Isolate every line in the data with the string "code" and copy it.

== RECORDS

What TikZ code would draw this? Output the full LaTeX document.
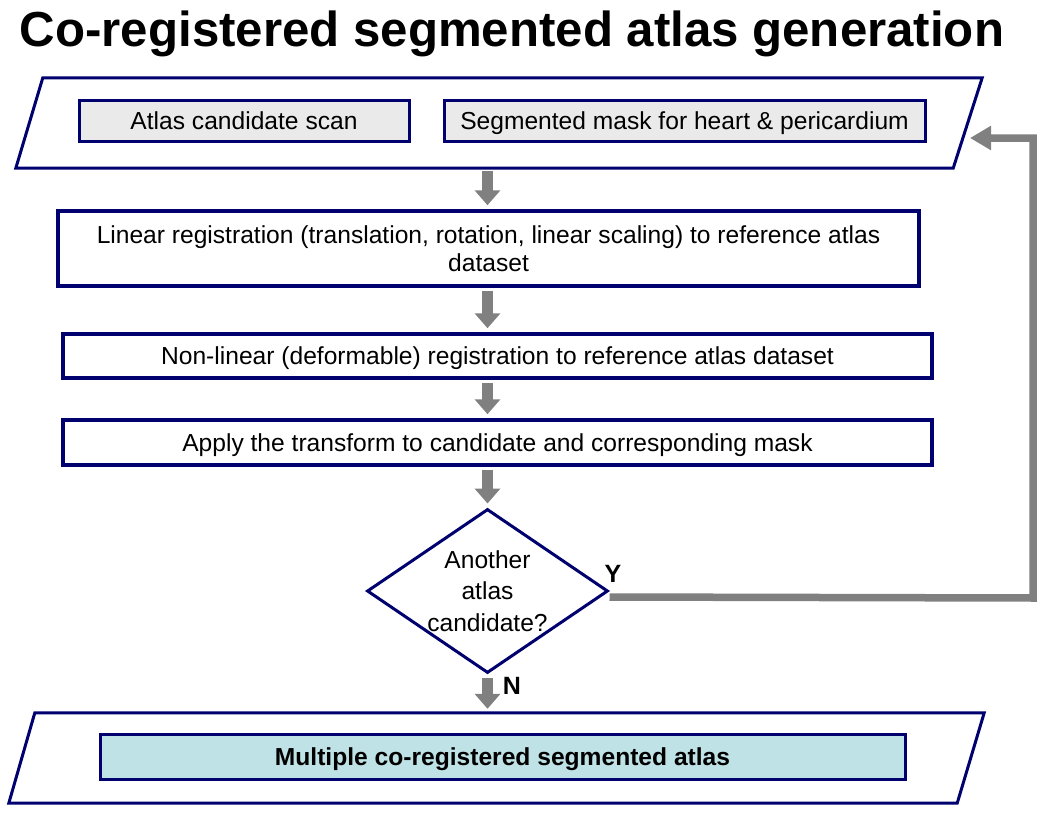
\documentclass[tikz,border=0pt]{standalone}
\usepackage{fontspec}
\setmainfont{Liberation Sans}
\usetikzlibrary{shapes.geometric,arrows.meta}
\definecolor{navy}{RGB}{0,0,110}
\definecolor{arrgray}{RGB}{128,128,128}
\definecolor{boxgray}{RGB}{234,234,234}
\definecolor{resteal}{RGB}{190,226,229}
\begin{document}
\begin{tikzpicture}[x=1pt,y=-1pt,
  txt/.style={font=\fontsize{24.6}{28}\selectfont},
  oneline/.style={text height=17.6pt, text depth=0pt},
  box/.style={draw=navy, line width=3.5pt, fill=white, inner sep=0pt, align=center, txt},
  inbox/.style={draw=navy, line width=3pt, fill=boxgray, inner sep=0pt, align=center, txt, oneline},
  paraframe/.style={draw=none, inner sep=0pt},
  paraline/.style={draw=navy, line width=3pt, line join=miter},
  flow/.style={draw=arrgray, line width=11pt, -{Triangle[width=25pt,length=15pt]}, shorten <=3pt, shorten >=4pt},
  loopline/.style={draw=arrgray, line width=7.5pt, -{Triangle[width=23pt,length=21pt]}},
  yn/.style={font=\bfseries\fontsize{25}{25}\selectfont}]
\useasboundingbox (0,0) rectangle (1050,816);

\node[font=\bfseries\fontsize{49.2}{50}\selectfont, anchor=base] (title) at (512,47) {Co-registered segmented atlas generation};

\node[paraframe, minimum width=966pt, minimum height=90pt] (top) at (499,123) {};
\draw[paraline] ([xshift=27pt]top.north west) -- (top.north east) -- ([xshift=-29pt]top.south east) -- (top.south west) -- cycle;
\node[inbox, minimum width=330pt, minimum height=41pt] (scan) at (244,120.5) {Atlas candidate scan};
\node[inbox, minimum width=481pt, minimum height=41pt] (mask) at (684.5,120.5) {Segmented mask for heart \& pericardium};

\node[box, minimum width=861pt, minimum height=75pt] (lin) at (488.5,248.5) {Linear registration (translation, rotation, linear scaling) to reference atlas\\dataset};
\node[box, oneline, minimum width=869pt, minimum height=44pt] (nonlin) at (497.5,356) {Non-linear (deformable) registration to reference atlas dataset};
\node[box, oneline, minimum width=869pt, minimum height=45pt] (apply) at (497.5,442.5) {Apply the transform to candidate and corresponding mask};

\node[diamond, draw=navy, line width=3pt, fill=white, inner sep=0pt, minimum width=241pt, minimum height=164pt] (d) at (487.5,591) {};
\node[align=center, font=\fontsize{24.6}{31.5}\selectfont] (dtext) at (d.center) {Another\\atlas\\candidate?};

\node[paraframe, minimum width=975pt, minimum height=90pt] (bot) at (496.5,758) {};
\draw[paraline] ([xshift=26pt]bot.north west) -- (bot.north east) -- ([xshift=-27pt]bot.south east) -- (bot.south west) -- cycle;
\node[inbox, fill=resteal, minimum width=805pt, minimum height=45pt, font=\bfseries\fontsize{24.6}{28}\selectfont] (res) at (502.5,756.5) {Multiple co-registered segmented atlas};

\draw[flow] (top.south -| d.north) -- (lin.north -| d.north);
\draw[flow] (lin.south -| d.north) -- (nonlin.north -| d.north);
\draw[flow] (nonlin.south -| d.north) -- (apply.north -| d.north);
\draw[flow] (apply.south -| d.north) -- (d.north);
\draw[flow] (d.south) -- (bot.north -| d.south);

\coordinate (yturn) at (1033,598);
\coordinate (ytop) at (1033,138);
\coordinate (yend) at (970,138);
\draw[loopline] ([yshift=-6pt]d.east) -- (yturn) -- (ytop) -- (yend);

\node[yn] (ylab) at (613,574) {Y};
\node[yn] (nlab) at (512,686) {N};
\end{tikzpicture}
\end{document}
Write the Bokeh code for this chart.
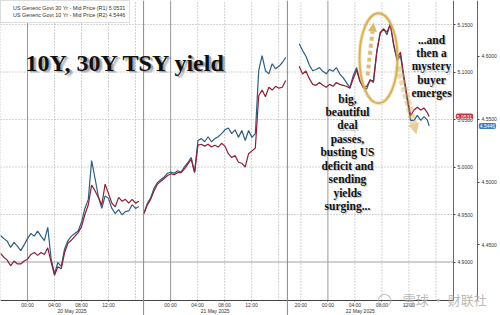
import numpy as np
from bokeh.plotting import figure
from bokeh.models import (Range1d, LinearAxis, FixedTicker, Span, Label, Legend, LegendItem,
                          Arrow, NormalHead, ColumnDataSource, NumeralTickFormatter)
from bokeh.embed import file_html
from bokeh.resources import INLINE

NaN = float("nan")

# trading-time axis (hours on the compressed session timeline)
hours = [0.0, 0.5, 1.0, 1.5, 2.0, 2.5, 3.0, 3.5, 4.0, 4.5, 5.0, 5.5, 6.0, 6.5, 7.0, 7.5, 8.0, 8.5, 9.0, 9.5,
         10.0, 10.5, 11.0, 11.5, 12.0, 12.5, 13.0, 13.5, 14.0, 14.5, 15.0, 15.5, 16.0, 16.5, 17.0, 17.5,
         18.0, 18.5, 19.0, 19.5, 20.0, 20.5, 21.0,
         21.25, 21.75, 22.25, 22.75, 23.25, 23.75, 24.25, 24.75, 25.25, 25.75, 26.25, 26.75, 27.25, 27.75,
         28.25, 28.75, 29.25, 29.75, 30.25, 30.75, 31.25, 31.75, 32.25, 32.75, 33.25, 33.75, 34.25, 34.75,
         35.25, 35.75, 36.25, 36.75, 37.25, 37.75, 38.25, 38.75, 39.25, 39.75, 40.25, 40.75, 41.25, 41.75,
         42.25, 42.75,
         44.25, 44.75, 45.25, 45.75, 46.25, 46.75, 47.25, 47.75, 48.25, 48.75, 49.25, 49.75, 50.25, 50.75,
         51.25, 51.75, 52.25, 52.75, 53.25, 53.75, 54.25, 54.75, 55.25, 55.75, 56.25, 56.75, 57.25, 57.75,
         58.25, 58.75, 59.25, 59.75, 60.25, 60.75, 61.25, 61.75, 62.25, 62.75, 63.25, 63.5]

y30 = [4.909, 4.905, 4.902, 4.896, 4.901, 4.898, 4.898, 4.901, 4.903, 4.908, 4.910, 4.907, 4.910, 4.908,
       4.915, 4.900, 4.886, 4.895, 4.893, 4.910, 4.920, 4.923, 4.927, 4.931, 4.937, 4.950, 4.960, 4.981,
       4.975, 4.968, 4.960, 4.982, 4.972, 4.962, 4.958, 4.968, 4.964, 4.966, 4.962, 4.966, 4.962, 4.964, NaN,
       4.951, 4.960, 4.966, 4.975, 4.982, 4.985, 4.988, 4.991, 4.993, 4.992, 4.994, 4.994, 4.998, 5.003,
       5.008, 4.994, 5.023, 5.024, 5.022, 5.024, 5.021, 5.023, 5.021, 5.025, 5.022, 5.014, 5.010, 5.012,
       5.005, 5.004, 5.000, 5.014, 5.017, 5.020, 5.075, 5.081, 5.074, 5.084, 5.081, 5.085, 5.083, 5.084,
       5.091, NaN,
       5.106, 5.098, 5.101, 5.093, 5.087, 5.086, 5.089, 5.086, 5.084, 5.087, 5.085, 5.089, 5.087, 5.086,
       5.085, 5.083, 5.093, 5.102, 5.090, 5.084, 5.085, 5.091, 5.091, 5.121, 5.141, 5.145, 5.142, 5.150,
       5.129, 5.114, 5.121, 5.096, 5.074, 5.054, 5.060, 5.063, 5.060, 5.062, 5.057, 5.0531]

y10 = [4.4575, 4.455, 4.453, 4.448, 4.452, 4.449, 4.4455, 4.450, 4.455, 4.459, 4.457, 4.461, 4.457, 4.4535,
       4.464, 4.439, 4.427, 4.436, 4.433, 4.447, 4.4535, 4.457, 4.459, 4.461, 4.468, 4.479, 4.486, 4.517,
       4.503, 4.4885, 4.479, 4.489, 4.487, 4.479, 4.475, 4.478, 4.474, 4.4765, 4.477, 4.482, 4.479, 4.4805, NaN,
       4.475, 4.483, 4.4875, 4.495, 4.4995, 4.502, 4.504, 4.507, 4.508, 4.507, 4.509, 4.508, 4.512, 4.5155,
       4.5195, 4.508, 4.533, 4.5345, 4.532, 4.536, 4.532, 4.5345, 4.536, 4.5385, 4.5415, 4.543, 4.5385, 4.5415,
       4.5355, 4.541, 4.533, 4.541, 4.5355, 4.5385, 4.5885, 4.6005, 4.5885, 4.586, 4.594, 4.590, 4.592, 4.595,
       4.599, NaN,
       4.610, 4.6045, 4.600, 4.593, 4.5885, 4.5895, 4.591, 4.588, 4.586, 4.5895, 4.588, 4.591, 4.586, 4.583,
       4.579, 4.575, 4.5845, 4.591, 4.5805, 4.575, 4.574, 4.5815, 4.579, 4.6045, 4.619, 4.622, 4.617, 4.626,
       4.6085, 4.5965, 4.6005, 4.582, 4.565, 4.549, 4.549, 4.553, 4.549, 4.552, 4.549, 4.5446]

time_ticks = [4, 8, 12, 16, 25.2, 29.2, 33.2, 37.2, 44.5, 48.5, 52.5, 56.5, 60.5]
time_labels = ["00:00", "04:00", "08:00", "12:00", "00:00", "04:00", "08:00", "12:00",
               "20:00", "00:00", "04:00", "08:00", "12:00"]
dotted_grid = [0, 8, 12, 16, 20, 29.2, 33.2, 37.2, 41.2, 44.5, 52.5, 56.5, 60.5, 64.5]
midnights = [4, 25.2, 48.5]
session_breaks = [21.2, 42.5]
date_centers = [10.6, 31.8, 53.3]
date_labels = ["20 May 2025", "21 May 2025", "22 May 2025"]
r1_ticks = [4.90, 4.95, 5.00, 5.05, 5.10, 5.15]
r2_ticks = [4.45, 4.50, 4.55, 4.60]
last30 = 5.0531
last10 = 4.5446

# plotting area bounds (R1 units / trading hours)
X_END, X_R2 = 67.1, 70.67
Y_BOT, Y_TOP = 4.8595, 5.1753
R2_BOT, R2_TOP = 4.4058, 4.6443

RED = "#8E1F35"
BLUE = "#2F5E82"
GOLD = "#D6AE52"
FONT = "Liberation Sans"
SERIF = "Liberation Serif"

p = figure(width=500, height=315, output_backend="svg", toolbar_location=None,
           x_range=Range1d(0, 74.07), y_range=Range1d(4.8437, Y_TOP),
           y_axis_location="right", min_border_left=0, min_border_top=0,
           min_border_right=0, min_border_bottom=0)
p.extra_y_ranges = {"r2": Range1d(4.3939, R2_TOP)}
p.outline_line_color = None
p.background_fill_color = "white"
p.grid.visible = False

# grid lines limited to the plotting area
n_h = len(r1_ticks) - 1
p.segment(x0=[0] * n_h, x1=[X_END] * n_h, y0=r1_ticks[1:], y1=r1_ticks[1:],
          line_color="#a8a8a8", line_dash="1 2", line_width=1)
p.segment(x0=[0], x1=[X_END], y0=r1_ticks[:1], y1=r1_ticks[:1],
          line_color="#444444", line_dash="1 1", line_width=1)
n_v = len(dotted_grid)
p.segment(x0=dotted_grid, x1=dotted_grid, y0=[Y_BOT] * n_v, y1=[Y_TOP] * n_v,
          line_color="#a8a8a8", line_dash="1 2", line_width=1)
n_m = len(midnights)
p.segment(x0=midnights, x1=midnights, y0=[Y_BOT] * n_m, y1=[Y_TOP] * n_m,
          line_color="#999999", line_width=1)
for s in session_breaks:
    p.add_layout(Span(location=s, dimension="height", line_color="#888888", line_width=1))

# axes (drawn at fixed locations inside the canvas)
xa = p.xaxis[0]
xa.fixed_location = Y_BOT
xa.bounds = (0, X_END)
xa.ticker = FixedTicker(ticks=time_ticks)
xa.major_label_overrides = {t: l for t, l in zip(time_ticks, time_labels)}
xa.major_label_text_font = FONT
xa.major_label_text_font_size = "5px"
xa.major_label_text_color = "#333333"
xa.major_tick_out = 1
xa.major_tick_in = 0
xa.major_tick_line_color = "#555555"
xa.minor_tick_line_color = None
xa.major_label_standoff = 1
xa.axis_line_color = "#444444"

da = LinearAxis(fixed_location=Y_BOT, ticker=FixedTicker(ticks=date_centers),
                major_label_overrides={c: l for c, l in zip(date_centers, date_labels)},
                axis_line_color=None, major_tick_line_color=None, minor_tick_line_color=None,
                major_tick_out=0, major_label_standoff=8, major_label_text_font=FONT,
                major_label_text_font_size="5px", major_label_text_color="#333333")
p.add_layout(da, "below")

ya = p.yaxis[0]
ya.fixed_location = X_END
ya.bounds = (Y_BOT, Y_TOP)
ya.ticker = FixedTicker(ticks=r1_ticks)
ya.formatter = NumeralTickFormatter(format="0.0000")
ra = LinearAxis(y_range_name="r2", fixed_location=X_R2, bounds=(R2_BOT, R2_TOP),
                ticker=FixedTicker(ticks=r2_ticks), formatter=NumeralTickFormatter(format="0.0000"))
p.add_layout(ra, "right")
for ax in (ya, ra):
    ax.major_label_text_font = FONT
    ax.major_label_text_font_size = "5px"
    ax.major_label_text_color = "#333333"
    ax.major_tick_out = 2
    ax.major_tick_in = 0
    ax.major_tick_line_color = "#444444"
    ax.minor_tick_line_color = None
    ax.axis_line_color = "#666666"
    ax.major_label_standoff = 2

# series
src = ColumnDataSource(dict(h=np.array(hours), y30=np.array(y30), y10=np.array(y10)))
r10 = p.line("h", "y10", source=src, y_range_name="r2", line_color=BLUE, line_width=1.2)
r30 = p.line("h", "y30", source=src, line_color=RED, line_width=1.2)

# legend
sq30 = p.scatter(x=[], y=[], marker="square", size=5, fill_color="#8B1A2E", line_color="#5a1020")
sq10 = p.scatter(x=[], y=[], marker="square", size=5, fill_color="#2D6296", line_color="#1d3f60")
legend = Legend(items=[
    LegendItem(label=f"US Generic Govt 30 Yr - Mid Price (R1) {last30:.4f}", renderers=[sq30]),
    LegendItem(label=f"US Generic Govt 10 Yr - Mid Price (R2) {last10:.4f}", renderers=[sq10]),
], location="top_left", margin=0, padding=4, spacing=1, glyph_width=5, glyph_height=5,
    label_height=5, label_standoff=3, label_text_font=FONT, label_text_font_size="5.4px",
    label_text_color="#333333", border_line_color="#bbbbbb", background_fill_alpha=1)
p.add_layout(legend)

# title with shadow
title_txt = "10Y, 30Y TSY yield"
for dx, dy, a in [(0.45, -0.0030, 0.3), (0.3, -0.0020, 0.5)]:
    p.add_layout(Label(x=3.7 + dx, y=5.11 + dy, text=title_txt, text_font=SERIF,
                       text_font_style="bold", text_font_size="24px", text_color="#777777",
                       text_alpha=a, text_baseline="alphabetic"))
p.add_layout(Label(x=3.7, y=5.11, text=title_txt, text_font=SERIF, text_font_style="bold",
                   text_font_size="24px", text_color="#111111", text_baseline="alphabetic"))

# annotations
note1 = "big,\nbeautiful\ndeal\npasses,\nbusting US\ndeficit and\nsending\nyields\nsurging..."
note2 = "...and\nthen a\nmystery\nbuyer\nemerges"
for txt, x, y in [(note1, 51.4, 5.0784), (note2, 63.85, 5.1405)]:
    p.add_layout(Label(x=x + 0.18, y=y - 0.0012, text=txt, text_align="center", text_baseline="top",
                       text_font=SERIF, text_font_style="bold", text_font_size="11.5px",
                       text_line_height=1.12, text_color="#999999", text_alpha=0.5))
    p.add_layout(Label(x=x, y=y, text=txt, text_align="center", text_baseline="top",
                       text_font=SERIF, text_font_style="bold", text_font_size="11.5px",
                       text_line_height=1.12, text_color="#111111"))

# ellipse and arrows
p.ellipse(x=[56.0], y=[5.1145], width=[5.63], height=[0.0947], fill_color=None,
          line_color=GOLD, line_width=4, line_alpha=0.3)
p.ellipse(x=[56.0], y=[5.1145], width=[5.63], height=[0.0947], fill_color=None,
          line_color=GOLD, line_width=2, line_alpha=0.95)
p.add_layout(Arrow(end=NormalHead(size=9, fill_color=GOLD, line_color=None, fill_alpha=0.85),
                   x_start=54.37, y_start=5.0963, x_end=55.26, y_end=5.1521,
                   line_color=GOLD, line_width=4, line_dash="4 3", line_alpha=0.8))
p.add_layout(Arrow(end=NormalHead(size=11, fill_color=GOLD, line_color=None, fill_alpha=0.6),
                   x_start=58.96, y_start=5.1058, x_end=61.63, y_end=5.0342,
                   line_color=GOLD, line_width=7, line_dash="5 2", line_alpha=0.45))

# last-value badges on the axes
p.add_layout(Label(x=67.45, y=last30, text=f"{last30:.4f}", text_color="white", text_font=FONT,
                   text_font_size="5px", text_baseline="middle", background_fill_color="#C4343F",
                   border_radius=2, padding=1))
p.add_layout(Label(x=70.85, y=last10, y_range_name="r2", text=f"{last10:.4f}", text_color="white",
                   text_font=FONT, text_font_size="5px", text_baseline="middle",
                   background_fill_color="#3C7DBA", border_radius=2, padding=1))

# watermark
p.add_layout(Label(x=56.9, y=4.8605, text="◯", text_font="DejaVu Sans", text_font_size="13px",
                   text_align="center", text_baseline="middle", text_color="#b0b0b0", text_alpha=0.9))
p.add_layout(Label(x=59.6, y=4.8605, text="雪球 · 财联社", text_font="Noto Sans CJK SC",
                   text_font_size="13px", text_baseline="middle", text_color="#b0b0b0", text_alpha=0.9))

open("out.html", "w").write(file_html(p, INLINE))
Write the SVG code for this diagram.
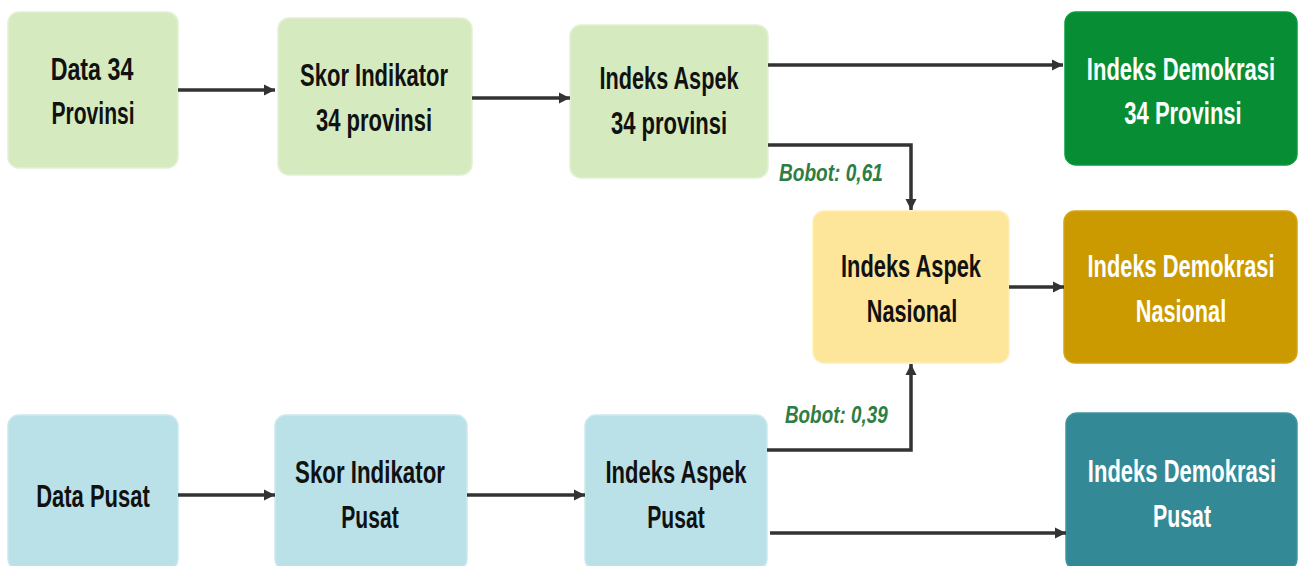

====

> [RESULT OF THE EXERCISE]
What TikZ code would draw this? Output the full LaTeX document.
Write the Bokeh code for this chart.
Write the SVG code for this diagram.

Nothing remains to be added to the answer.